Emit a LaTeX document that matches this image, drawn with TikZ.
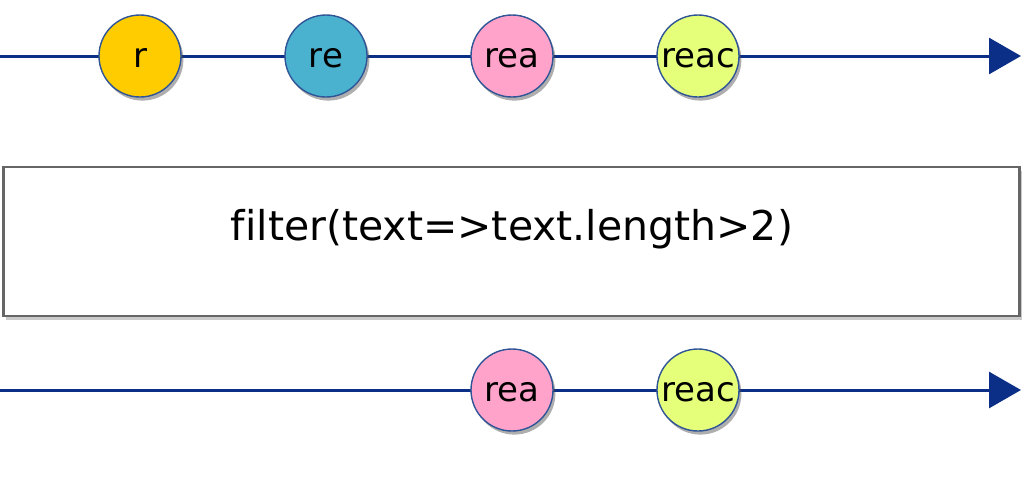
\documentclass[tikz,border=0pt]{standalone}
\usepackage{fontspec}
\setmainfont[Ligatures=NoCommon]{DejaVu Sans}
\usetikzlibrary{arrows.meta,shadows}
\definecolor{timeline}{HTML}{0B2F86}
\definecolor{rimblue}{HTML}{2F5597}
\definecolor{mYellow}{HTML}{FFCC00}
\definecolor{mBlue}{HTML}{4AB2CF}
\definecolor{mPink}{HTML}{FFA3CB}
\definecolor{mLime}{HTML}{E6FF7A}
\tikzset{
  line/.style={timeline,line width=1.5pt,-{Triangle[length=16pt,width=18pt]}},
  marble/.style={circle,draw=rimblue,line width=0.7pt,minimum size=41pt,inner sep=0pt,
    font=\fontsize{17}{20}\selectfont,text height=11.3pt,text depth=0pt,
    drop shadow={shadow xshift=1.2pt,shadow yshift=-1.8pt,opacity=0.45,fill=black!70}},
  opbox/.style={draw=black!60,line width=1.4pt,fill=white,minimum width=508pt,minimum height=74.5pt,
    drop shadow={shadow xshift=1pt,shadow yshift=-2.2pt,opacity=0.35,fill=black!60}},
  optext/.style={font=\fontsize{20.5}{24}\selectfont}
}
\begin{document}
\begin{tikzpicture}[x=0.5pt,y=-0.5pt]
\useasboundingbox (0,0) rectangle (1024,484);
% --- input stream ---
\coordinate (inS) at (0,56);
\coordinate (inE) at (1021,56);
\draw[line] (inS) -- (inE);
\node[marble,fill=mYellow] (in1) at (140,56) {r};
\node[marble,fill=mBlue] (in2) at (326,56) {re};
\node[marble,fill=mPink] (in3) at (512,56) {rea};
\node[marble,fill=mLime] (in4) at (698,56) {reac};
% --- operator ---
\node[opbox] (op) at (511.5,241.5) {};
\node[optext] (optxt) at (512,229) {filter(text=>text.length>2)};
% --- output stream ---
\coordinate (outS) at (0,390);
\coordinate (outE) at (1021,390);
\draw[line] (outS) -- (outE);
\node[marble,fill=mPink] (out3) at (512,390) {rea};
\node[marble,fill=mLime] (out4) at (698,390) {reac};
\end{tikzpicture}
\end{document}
= = = = = = =
• [Written problem] All of the data above should be transcribed verbatim, with pictures omitted.

• [Result]
Emit a LaTeX document that matches this image, drawn with TikZ.
\documentclass[tikz,border=0pt]{standalone}
\usepackage{fontspec}
\setmainfont[Ligatures=NoCommon]{DejaVu Sans}
\usetikzlibrary{arrows.meta,shadows}
\definecolor{timeline}{HTML}{0B2F86}
\definecolor{rimblue}{HTML}{2F5597}
\definecolor{mYellow}{HTML}{FFCC00}
\definecolor{mBlue}{HTML}{4AB2CF}
\definecolor{mPink}{HTML}{FFA3CB}
\definecolor{mLime}{HTML}{E6FF7A}
\tikzset{
  line/.style={timeline,line width=1.5pt,-{Triangle[length=16pt,width=18pt]}},
  marble/.style={circle,draw=rimblue,line width=0.7pt,minimum size=41pt,inner sep=0pt,
    font=\fontsize{17}{20}\selectfont,text height=11.3pt,text depth=0pt,
    drop shadow={shadow xshift=1.2pt,shadow yshift=-1.8pt,opacity=0.45,fill=black!70}},
  opbox/.style={draw=black!60,line width=1.4pt,fill=white,minimum width=508pt,minimum height=74.5pt,
    drop shadow={shadow xshift=1pt,shadow yshift=-2.2pt,opacity=0.35,fill=black!60}},
  optext/.style={font=\fontsize{20.5}{24}\selectfont}
}
\begin{document}
\begin{tikzpicture}[x=0.5pt,y=-0.5pt]
\useasboundingbox (0,0) rectangle (1024,484);
% --- input stream ---
\coordinate (inS) at (0,56);
\coordinate (inE) at (1021,56);
\draw[line] (inS) -- (inE);
\node[marble,fill=mYellow] (in1) at (140,56) {r};
\node[marble,fill=mBlue] (in2) at (326,56) {re};
\node[marble,fill=mPink] (in3) at (512,56) {rea};
\node[marble,fill=mLime] (in4) at (698,56) {reac};
% --- operator ---
\node[opbox] (op) at (511.5,241.5) {};
\node[optext] (optxt) at (512,229) {filter(text=>text.length>2)};
% --- output stream ---
\coordinate (outS) at (0,390);
\coordinate (outE) at (1021,390);
\draw[line] (outS) -- (outE);
\node[marble,fill=mPink] (out3) at (512,390) {rea};
\node[marble,fill=mLime] (out4) at (698,390) {reac};
\end{tikzpicture}
\end{document}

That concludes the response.